After two years and 8 months, the civil war ended and the nationalists alliance under General Franco demolished the second Spanish republic to establish the new Spanish state. Josep Samitier returned to Spain in 1944, and he took charge of Barcelona. His homecoming was celebrated as he guided Barcelona to win their second-ever La Liga title in 1945 and lifted the Copa de Oro Argentina by beating the Copa del Generalísimo winners Athletic Club de Bilbao.

Subsequently, Samitier became the chief scout of the club and his keen vision in recognising the talent resulted in the discovery and recruitment of Ladislao Kubala, a player who went on to become a legend at Barcelona. The recruitment of Kubala was the status redemption for Samitier, who had lost its shine after the Di Stéfano transfer saga.

In 1972, Samitier rested his soul and left his showmanship and sorcery to cherish in the memories of Catalans. Despite serving Madrid and his close relationship with General Franco, he was given an honourable state funeral as a Catalan hero. Samitier was the most symbolic player in the history of the club. His close affiliation with both the cultural and sporting context of Barcelona formed an irrevocable stature of him in the Catalan society.

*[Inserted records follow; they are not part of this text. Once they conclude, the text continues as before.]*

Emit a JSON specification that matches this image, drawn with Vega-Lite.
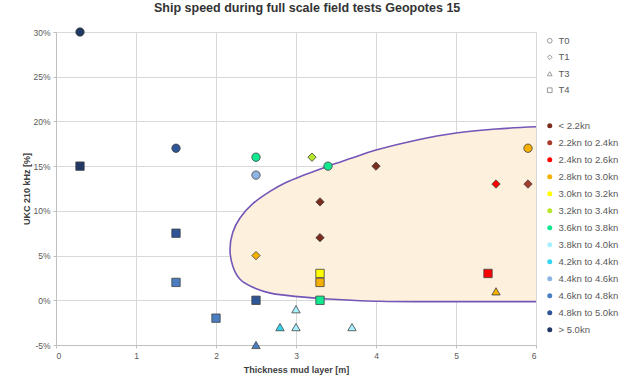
{
  "$schema": "https://vega.github.io/schema/vega-lite/v6.json",
  "autosize": "none",
  "width": 480,
  "height": 313,
  "padding": {"left": 56, "top": 32, "right": 89, "bottom": 33},
  "background": "white",
  "title": {"text": "Ship speed during full scale field tests Geopotes 15", "font": "Liberation Sans", "fontSize": 12.5, "fontWeight": "bold", "color": "#333333", "anchor": "start", "dx": 131, "offset": 12},
  "config": {
    "view": {"stroke": null},
    "font": "Liberation Sans",
    "axis": {"labelFont": "Liberation Sans", "labelFontSize": 8.5, "labelColor": "#595959", "titleFont": "Liberation Sans", "titleFontSize": 9, "titleFontWeight": "bold", "titleColor": "#404040", "gridColor": "#d9d9d9", "domainColor": "#bfbfbf", "tickColor": "#bfbfbf", "tickSize": 3, "labelPadding": 3}
  },
  "datasets": {
    "fill": [
      {"x": 2.175, "top": 5.7, "bot": 5.7},
      {"x": 2.19, "top": 6.9, "bot": 4.5},
      {"x": 2.21, "top": 7.6, "bot": 3.8},
      {"x": 2.25, "top": 8.4, "bot": 3.0},
      {"x": 2.3, "top": 9.2, "bot": 2.35},
      {"x": 2.46, "top": 10.8, "bot": 1.45},
      {"x": 2.68, "top": 12.2, "bot": 0.8},
      {"x": 2.88, "top": 13.2, "bot": 0.55},
      {"x": 3.1, "top": 14.0, "bot": 0.35},
      {"x": 3.4, "top": 15.0, "bot": 0.15},
      {"x": 3.7, "top": 15.9, "bot": 0.0},
      {"x": 4.0, "top": 16.8, "bot": -0.1},
      {"x": 4.5, "top": 17.9, "bot": -0.15},
      {"x": 5.0, "top": 18.7, "bot": -0.15},
      {"x": 5.5, "top": 19.15, "bot": -0.15},
      {"x": 6.0, "top": 19.4, "bot": -0.15}
    ],
    "outline": [
      {"o": 1, "x": 6.0, "y": 19.4},
      {"o": 2, "x": 5.5, "y": 19.15},
      {"o": 3, "x": 5.0, "y": 18.7},
      {"o": 4, "x": 4.5, "y": 17.9},
      {"o": 5, "x": 4.0, "y": 16.8},
      {"o": 6, "x": 3.7, "y": 15.9},
      {"o": 7, "x": 3.4, "y": 15.0},
      {"o": 8, "x": 3.1, "y": 14.0},
      {"o": 9, "x": 2.88, "y": 13.2},
      {"o": 10, "x": 2.68, "y": 12.2},
      {"o": 11, "x": 2.46, "y": 10.8},
      {"o": 12, "x": 2.3, "y": 9.2},
      {"o": 13, "x": 2.21, "y": 7.6},
      {"o": 14, "x": 2.175, "y": 5.7},
      {"o": 15, "x": 2.21, "y": 3.8},
      {"o": 16, "x": 2.3, "y": 2.35},
      {"o": 17, "x": 2.46, "y": 1.45},
      {"o": 18, "x": 2.68, "y": 0.8},
      {"o": 19, "x": 2.88, "y": 0.55},
      {"o": 20, "x": 3.1, "y": 0.35},
      {"o": 21, "x": 3.4, "y": 0.15},
      {"o": 22, "x": 3.7, "y": 0.0},
      {"o": 23, "x": 4.0, "y": -0.1},
      {"o": 24, "x": 4.5, "y": -0.15},
      {"o": 25, "x": 6.0, "y": -0.15}
    ],
    "points": [
      {"x": 0.3, "y": 30, "test": "T0", "speed": "> 5.0kn"},
      {"x": 0.3, "y": 15, "test": "T4", "speed": "> 5.0kn"},
      {"x": 1.5, "y": 17, "test": "T0", "speed": "4.8kn to 5.0kn"},
      {"x": 1.5, "y": 7.5, "test": "T4", "speed": "4.8kn to 5.0kn"},
      {"x": 1.5, "y": 2, "test": "T4", "speed": "4.6kn to 4.8kn"},
      {"x": 2.0, "y": -2, "test": "T4", "speed": "4.6kn to 4.8kn"},
      {"x": 2.5, "y": 16, "test": "T0", "speed": "3.6kn to 3.8kn"},
      {"x": 2.5, "y": 14, "test": "T0", "speed": "4.4kn to 4.6kn"},
      {"x": 2.5, "y": 5, "test": "T1", "speed": "2.8kn to 3.0kn"},
      {"x": 2.5, "y": 0, "test": "T4", "speed": "4.8kn to 5.0kn"},
      {"x": 2.5, "y": -5, "test": "T3", "speed": "4.6kn to 4.8kn"},
      {"x": 2.8, "y": -3, "test": "T3", "speed": "4.2kn to 4.4kn"},
      {"x": 3.0, "y": -1, "test": "T3", "speed": "3.8kn to 4.0kn"},
      {"x": 3.0, "y": -3, "test": "T3", "speed": "3.8kn to 4.0kn"},
      {"x": 3.7, "y": -3, "test": "T3", "speed": "3.8kn to 4.0kn"},
      {"x": 3.2, "y": 16, "test": "T1", "speed": "3.2kn to 3.4kn"},
      {"x": 3.4, "y": 15, "test": "T0", "speed": "3.6kn to 3.8kn"},
      {"x": 4.0, "y": 15, "test": "T1", "speed": "< 2.2kn"},
      {"x": 3.3, "y": 11, "test": "T1", "speed": "< 2.2kn"},
      {"x": 3.3, "y": 7, "test": "T1", "speed": "< 2.2kn"},
      {"x": 3.3, "y": 3, "test": "T4", "speed": "3.0kn to 3.2kn"},
      {"x": 3.3, "y": 2, "test": "T4", "speed": "2.8kn to 3.0kn"},
      {"x": 3.3, "y": 0, "test": "T4", "speed": "3.6kn to 3.8kn"},
      {"x": 5.5, "y": 13, "test": "T1", "speed": "2.4kn to 2.6kn"},
      {"x": 5.9, "y": 13, "test": "T1", "speed": "2.2kn to 2.4kn"},
      {"x": 5.9, "y": 17, "test": "T0", "speed": "2.8kn to 3.0kn"},
      {"x": 5.4, "y": 3, "test": "T4", "speed": "2.4kn to 2.6kn"},
      {"x": 5.5, "y": 1, "test": "T3", "speed": "2.8kn to 3.0kn"}
    ]
  },
  "layer": [
    {
      "data": {"name": "fill"},
      "mark": {"type": "area", "fill": "#FDF0DC", "opacity": 1, "interpolate": "monotone"},
      "encoding": {
        "x": {"field": "x", "type": "quantitative", "scale": {"domain": [0, 6], "nice": false, "zero": false},
          "axis": {"title": "Thickness mud layer [m]", "values": [0, 0.5, 1, 1.5, 2, 2.5, 3, 3.5, 4, 4.5, 5, 5.5, 6], "labelExpr": "datum.value % 1 === 0 ? format(datum.value, 'd') : ''", "titlePadding": 6}},
        "y": {"field": "top", "type": "quantitative", "scale": {"domain": [-5, 30], "nice": false, "zero": false},
          "axis": {"title": "UKC 210 kHz [%]", "values": [-5, 0, 5, 10, 15, 20, 25, 30], "labelExpr": "datum.value + '%'", "titlePadding": 1}},
        "y2": {"field": "bot"}
      }
    },
    {
      "data": {"name": "outline"},
      "mark": {"type": "line", "color": "#7456B8", "strokeWidth": 1.6, "interpolate": "cardinal"},
      "encoding": {
        "x": {"field": "x", "type": "quantitative"},
        "y": {"field": "y", "type": "quantitative"},
        "order": {"field": "o", "type": "quantitative"}
      }
    },
    {
      "data": {"name": "points"},
      "mark": {"type": "point", "filled": true, "size": 70, "stroke": "#404040", "strokeWidth": 0.8, "opacity": 1},
      "encoding": {
        "x": {"field": "x", "type": "quantitative"},
        "y": {"field": "y", "type": "quantitative"},
        "shape": {"field": "test", "type": "nominal",
          "scale": {"domain": ["T0", "T1", "T3", "T4"], "range": ["circle", "diamond", "triangle-up", "square"]},
          "legend": {"title": null, "orient": "none", "legendX": 489, "legendY": 4, "symbolSize": 22, "symbolFillColor": "white", "symbolStrokeColor": "#999999", "symbolStrokeWidth": 1, "labelFontSize": 9.5, "labelColor": "#595959", "labelFont": "Liberation Sans", "rowPadding": 5.5, "padding": 0}},
        "color": {"field": "speed", "type": "nominal",
          "scale": {"domain": ["< 2.2kn", "2.2kn to 2.4kn", "2.4kn to 2.6kn", "2.8kn to 3.0kn", "3.0kn to 3.2kn", "3.2kn to 3.4kn", "3.6kn to 3.8kn", "3.8kn to 4.0kn", "4.2kn to 4.4kn", "4.4kn to 4.6kn", "4.6kn to 4.8kn", "4.8kn to 5.0kn", "> 5.0kn"],
            "range": ["#7B2C1E", "#A83C2C", "#FF0000", "#F5B000", "#FFFF00", "#B8E62A", "#12E890", "#A8F0FF", "#33D6F0", "#8EB4E3", "#4A7EC0", "#2F5597", "#1F3864"]},
          "legend": {"title": null, "orient": "none", "legendX": 489, "legendY": 89, "symbolType": "circle", "symbolSize": 25, "symbolStrokeWidth": 0, "labelFontSize": 9.5, "labelColor": "#595959", "labelFont": "Liberation Sans", "rowPadding": 6, "padding": 0}}
      }
    }
  ]
}
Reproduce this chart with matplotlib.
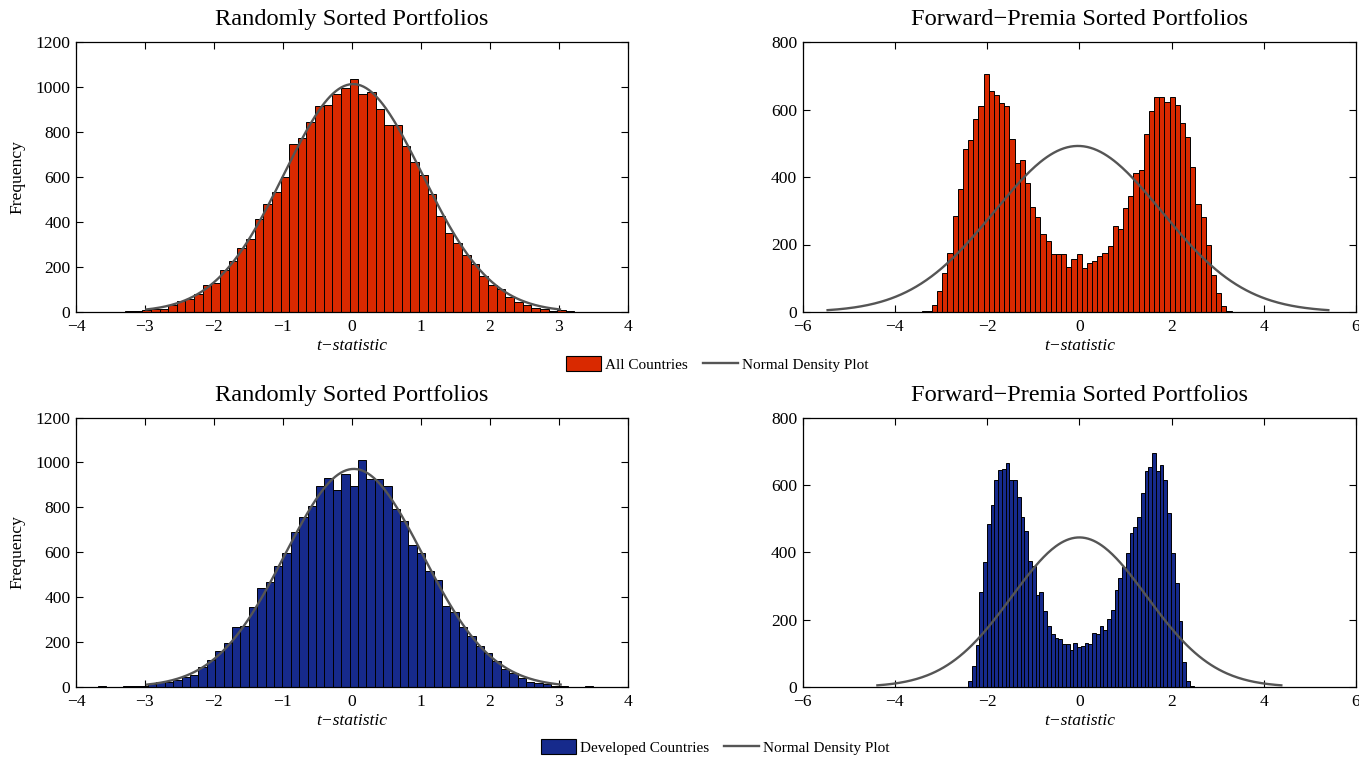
import numpy as np
import matplotlib
matplotlib.use("Agg")
import matplotlib.pyplot as plt
from matplotlib.patches import Patch
from matplotlib.lines import Line2D

plt.rcParams['font.family'] = ['Liberation Serif', 'DejaVu Serif']
plt.rcParams['mathtext.fontset'] = 'stix'

# ---------------- data ----------------
# Top-left: All countries, randomly sorted portfolios
tl_first_edge = -3.917
tl_bin_width = 0.1254
tl_counts = [1, 0, 1, 1, 2, 3,
             6, 7, 12, 15, 33, 50, 59, 81, 119, 130, 188, 228, 286, 323, 412, 479, 533, 600,
             745, 775, 844, 914, 919, 967, 997,
             1037, 970, 978, 904, 833, 833, 736, 668, 610, 526, 428, 353, 307, 252, 213, 160,
             119, 101, 67, 44, 30, 18, 12, 6, 10, 3, 1,
             1, 1, 0]
tl_norm = dict(mu=0.02, sigma=1.0, peak=1013)

# Top-right: All countries, forward-premia sorted portfolios
tr_first_edge = -3.42
tr_bin_width = 0.112
tr_counts = [2, 4, 20, 61, 115, 174, 283, 363, 484, 510, 573, 610, 706, 654, 644, 618, 610, 514,
             442, 450, 383, 311, 281, 232, 211, 173, 173, 172, 133, 158, 171,
             130, 145, 150, 165, 175, 196, 254, 245, 309, 345, 413, 420, 526, 597, 638, 638, 622,
             636, 614, 559, 520, 431, 321, 282, 200, 109, 56, 17, 4]
tr_norm = dict(mu=-0.03, sigma=1.81, peak=492)

# Bottom-left: Developed countries, randomly sorted portfolios
bl_first_edge = -3.807
bl_bin_width = 0.1218
bl_counts = [1, 3, 0, 0, 4, 4, 6, 12, 24, 22, 33, 45, 52, 89, 119, 161, 194, 265, 271, 358,
             439, 466, 539, 596, 688, 757, 807, 897, 931, 876, 950,
             894, 1011, 924, 924, 894, 792, 740, 633, 596, 517, 477, 360, 332, 267, 226, 183,
             153, 116, 80, 64, 40, 24, 19, 12, 6, 4, 1, 0, 3]
bl_norm = dict(mu=0.03, sigma=1.0, peak=971)

# Bottom-right: Developed countries, forward-premia sorted portfolios
br_first_edge = -2.413
br_bin_width = 0.0815
br_counts = [17, 61, 126, 281, 372, 484, 541, 613, 643, 646, 666, 615, 614, 563, 504, 464, 373,
             360, 274, 281, 227, 182, 158, 145, 142, 129, 129, 109, 130, 118,
             123, 130, 128, 160, 157, 180, 168, 203, 229, 289, 323, 356, 399, 457, 476, 506,
             575, 640, 652, 696, 641, 659, 613, 516, 399, 310, 196, 74, 17, 4]
br_norm = dict(mu=0.0, sigma=1.46, peak=444)

title_left = "Randomly Sorted Portfolios"
title_right = "Forward\u2212Premia Sorted Portfolios"
xlabel = "t\u2212statistic"
ylabel = "Frequency"
legend_top = ["All Countries", "Normal Density Plot"]
legend_bottom = ["Developed Countries", "Normal Density Plot"]

red = "#D92900"
blue = "#162A8C"
curve_color = "#555555"

# ---------------- figure ----------------
W, H = 1359, 757
fig = plt.figure(figsize=(W / 100, H / 100), dpi=100)


def px_axes(left, top, right, bottom):
    return fig.add_axes([left / W, 1 - bottom / H, (right - left) / W, (bottom - top) / H])


ax_tl = px_axes(76, 42, 627.5, 312)
ax_tr = px_axes(802.7, 42, 1356, 312)
ax_bl = px_axes(76, 417.5, 627.5, 687)
ax_br = px_axes(802.7, 417.5, 1356, 687)


def draw(ax, first_edge, bw, counts, norm, color, xlim, xticks, ylim, yticks, title, show_ylabel):
    counts = np.asarray(counts, dtype=float)
    left_edges = first_edge + bw * np.arange(len(counts))
    ax.bar(left_edges, counts, width=bw, align='edge', color=color,
           edgecolor='black', linewidth=0.7, zorder=2)
    mu, sg, pk = norm['mu'], norm['sigma'], norm['peak']
    xs = np.linspace(mu - 3 * sg, mu + 3 * sg, 300)
    ax.plot(xs, pk * np.exp(-0.5 * ((xs - mu) / sg) ** 2), color=curve_color, lw=1.7, zorder=3)
    ax.set_xlim(*xlim)
    ax.set_ylim(*ylim)
    ax.set_xticks(xticks)
    ax.set_yticks(yticks)
    ax.tick_params(direction='in', top=True, right=True, length=5, width=0.8,
                   labelsize=12.6)
    ax.tick_params(axis='x', pad=5)
    ax.tick_params(axis='y', pad=4)
    for s in ax.spines.values():
        s.set_linewidth(0.9)
    ax.set_title(title, fontsize=17.6, pad=12)
    ax.set_xlabel(xlabel, fontsize=12.6, style='italic', labelpad=2)
    if show_ylabel:
        ax.set_ylabel(ylabel, fontsize=12.6, labelpad=7)


draw(ax_tl, tl_first_edge, tl_bin_width, tl_counts, tl_norm, red,
     (-4, 4), range(-4, 5), (0, 1200), range(0, 1201, 200), title_left, True)
draw(ax_tr, tr_first_edge, tr_bin_width, tr_counts, tr_norm, red,
     (-6, 6), range(-6, 7, 2), (0, 800), range(0, 801, 200), title_right, False)
draw(ax_bl, bl_first_edge, bl_bin_width, bl_counts, bl_norm, blue,
     (-4, 4), range(-4, 5), (0, 1200), range(0, 1201, 200), title_left, True)
draw(ax_br, br_first_edge, br_bin_width, br_counts, br_norm, blue,
     (-6, 6), range(-6, 7, 2), (0, 800), range(0, 801, 200), title_right, False)


def add_legend(labels, color, cx, cy):
    handles = [Patch(facecolor=color, edgecolor='black', linewidth=0.8),
               Line2D([0], [0], color=curve_color, lw=1.7)]
    fig.legend(handles, labels, loc='center', bbox_to_anchor=(cx / W, 1 - cy / H),
               ncol=2, frameon=False, fontsize=11, handlelength=2.3, handleheight=1.05,
               handletextpad=0.25, columnspacing=1.0)


add_legend(legend_top, red, 717, 364)
add_legend(legend_bottom, blue, 715, 747)

fig.savefig("out.png", dpi=100)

Samitier, as a footballing visionary, is a reference to the modern-day midfielders and, on the other hand, he was an imperative cultural icon who embraced a revolutionary socio-cultural movement in his life. Samitier’s journey from being an ambitious boy in the streets of Barcelona to a footballing legend remains one of the inspiring and reviving narrative in the history of the game. Even today, walking down the Josep Samitier Street, one could still gather an enigmatic chanting celebrating the greatest artist in the history of Barcelona.